TASK DESCRIPTION: Please report every line from the material that contains the word "this".
────────────────
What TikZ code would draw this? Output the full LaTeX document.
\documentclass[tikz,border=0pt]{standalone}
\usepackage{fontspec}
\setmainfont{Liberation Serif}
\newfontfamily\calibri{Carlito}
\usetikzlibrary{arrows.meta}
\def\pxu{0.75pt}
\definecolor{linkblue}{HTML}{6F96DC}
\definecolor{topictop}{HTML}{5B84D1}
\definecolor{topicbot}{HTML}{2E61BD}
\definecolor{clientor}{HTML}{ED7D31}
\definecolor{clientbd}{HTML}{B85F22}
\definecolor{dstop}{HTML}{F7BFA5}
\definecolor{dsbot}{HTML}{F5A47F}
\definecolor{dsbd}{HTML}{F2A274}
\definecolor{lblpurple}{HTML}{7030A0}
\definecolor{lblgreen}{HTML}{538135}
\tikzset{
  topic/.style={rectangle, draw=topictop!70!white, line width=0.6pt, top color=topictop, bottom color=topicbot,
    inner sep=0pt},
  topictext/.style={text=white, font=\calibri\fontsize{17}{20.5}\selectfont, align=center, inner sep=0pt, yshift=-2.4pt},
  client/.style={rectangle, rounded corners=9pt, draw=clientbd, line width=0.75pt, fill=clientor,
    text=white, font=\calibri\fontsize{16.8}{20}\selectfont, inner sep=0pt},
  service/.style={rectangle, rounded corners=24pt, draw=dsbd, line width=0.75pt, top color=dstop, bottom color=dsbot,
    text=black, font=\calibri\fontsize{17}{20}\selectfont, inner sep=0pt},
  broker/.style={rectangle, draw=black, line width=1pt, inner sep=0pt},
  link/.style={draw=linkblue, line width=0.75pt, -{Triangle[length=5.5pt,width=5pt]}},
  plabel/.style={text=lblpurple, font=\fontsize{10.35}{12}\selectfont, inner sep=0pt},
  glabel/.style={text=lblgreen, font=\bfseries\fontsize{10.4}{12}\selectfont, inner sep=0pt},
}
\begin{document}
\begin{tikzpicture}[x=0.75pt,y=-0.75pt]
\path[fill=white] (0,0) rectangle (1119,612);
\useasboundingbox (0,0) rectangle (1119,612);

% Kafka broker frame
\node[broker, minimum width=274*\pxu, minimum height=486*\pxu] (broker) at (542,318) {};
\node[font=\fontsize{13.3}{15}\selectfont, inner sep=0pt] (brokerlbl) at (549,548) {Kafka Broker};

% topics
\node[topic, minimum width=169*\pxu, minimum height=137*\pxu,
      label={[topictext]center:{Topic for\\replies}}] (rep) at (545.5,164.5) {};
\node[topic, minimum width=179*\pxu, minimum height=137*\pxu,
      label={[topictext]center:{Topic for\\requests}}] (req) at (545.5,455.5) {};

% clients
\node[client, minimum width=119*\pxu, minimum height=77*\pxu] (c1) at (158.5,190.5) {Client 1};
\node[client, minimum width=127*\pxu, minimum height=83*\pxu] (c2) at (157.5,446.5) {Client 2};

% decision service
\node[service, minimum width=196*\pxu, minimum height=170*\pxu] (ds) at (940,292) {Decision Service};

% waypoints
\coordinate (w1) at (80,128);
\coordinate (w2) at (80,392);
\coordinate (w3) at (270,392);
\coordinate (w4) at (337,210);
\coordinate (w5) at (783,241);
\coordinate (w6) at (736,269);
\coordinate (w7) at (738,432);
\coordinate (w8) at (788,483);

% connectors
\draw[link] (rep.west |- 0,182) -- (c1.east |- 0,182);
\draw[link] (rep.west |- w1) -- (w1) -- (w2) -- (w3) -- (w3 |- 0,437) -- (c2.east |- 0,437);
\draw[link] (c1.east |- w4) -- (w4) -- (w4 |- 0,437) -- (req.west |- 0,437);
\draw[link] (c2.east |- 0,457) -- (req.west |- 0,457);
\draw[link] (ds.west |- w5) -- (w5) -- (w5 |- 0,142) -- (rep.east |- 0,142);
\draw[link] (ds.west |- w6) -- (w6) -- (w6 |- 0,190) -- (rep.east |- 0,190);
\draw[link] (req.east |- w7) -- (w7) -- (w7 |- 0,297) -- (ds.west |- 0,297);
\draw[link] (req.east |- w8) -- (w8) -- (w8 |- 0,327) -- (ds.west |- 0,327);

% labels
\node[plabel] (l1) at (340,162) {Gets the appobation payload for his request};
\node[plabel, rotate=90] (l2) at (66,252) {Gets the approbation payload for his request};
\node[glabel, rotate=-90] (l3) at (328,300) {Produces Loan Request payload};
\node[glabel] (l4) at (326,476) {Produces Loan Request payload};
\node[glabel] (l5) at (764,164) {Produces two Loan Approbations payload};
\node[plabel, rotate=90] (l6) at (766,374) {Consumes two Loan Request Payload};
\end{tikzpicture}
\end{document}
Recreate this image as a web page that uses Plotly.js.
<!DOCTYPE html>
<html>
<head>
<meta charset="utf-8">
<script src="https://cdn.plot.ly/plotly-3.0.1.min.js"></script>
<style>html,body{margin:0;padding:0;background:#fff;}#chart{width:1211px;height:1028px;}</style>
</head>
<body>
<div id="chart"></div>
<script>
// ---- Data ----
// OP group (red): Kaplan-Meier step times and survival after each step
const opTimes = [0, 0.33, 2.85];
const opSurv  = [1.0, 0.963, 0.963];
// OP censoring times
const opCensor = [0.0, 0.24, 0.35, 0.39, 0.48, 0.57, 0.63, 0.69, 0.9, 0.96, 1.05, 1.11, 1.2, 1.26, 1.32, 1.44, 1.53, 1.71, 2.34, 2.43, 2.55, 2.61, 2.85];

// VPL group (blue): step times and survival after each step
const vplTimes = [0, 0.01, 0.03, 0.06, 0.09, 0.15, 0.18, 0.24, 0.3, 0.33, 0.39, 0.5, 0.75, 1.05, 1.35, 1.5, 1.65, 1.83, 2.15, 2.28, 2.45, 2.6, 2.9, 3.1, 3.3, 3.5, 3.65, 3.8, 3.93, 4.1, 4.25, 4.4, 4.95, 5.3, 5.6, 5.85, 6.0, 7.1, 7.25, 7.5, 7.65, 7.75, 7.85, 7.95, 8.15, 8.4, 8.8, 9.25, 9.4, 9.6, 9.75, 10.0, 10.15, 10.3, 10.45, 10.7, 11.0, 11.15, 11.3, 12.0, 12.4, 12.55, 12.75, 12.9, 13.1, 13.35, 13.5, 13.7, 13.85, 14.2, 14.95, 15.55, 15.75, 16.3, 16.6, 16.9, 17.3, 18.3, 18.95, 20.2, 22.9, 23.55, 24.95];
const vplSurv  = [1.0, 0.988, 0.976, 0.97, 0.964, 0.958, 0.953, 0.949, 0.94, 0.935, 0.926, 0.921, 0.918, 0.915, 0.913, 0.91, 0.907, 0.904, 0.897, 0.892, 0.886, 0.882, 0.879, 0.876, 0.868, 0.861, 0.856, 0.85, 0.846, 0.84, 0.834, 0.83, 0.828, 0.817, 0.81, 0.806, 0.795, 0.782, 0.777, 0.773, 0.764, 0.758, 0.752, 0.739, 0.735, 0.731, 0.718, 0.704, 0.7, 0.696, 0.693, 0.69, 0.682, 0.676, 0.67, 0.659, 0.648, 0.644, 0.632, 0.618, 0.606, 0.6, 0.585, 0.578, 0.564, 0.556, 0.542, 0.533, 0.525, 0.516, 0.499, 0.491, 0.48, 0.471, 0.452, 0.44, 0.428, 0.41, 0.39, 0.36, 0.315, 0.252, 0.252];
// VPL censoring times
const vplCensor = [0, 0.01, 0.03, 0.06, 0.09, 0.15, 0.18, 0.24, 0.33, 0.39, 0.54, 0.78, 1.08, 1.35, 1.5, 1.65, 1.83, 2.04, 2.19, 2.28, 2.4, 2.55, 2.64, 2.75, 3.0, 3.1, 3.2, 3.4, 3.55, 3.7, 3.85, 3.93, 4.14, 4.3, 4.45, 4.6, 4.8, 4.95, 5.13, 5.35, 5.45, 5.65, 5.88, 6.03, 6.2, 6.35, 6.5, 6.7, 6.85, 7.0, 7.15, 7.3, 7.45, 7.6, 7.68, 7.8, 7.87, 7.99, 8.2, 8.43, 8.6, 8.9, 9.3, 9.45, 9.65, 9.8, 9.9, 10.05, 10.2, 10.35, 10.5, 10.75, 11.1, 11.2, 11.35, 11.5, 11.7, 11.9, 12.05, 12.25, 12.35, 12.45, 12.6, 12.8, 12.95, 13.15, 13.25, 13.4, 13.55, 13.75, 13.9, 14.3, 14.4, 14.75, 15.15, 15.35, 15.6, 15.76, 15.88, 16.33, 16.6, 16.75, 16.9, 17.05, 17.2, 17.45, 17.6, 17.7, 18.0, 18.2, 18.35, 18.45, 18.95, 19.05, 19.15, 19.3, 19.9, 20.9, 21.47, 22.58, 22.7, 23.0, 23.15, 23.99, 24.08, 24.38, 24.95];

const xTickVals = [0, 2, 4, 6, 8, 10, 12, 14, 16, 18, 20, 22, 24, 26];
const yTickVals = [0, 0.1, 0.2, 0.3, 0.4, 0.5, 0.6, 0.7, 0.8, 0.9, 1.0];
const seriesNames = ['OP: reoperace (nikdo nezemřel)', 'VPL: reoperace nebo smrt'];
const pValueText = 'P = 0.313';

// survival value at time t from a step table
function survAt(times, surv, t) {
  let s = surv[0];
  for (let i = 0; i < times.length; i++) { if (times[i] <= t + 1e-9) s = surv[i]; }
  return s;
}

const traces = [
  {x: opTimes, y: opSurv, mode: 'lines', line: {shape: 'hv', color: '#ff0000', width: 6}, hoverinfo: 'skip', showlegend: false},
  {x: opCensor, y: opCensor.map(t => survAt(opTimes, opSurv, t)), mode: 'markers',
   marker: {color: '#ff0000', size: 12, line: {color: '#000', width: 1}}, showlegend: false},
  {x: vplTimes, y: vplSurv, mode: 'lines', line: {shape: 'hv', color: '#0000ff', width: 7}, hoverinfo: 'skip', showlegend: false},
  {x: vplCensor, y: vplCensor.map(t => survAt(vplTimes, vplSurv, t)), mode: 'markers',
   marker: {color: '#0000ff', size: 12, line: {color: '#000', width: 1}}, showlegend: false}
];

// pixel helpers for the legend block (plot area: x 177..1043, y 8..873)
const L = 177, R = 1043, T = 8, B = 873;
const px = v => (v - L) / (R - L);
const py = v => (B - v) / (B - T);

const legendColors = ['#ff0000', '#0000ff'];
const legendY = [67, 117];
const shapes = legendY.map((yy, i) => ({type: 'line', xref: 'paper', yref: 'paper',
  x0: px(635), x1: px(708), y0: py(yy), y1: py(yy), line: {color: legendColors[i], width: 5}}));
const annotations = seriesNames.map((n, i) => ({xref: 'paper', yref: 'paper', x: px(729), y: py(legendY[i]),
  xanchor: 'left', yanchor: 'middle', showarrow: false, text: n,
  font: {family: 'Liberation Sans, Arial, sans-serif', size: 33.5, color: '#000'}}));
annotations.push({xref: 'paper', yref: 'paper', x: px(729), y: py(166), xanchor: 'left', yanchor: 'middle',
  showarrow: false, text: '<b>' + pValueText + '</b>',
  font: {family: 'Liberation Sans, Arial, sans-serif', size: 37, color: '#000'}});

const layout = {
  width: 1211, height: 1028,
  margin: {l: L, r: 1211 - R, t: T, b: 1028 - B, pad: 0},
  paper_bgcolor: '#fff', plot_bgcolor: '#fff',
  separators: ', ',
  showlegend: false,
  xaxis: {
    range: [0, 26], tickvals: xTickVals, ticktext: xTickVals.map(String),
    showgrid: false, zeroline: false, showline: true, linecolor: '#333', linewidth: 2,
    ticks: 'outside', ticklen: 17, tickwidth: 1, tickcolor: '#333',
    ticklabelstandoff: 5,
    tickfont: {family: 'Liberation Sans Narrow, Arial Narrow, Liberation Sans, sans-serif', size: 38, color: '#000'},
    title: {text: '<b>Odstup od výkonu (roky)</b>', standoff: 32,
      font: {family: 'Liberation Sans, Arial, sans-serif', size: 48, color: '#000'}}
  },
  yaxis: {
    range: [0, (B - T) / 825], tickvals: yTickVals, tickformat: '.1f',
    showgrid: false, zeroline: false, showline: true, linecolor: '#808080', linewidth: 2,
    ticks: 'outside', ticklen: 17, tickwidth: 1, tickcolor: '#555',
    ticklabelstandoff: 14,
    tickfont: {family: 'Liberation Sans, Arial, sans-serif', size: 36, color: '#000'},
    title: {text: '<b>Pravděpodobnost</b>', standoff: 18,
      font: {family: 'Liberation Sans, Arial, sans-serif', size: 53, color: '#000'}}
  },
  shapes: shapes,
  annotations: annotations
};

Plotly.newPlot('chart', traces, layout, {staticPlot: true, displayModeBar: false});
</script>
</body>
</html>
────────────────
EXERCISE RESULT:
What TikZ code would draw this? Output the full LaTeX document.
Recreate this image as a web page that uses Plotly.js.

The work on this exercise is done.